When I was in college, getting a Creative Writing degree, making myself write was easy. I had assignments and deadlines and workshops to write for, and no job to stop me from sitting around in my dorm room and churning out short stories. (Not to mention an eighteen-year-old’s charmingly naive belief in the Importance of said short stories.) At Oberlin, there was a system designed to churn out writing and writers, and while there may be a lot of justified complaints about the workshop system, it did get words on the page.

I had big plans for my life post college. Computer programmer by day, fiction writer by night, I was going to take the world by storm. Instead, I sent out four or five short stories, received four or five rejection letters, and promptly stopped writing.
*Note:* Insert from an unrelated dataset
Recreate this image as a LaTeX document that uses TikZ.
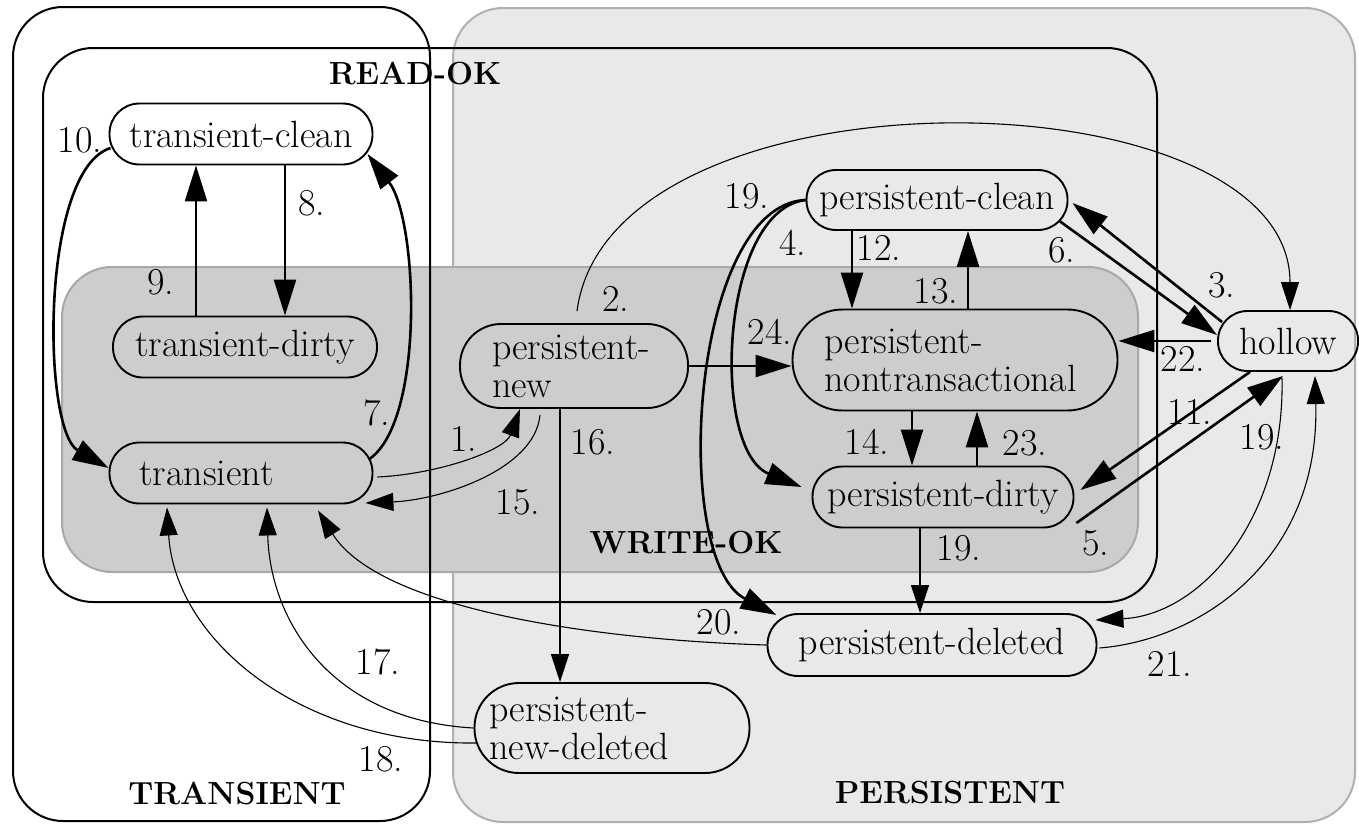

It’s hard, this writing thing. Hard to make time for, hard to keep doing in the face of constant rejection, hard to believe in the importance of words arranged and rearranged on a page. It’s hard just to make a decent sentence. I don’t think the high incidence of alcoholism amongst writers is a coincidence.

(Ponder: The way some sentences spring forth fully fledged, full of truth and beauty, and others are doggedly and insistently awkward, fighting back against your efforts to rearrange them. One of my weaknesses is my inability to get rid of those first sentences, the beautiful ones. My short stories eddy around them, meandering at the expense of plot, because I cannot bear to cut something pretty. I am indulgent in this, and thus you must forgive me this paragraph.)

I have a question for you, my fellow writers. How the hell do you keep doing this? How does this reconcile with jobs, with careers? (I have another life in which I’m a computer science grad student, and I love it just as much.) How do you find the time, but more importantly, the will?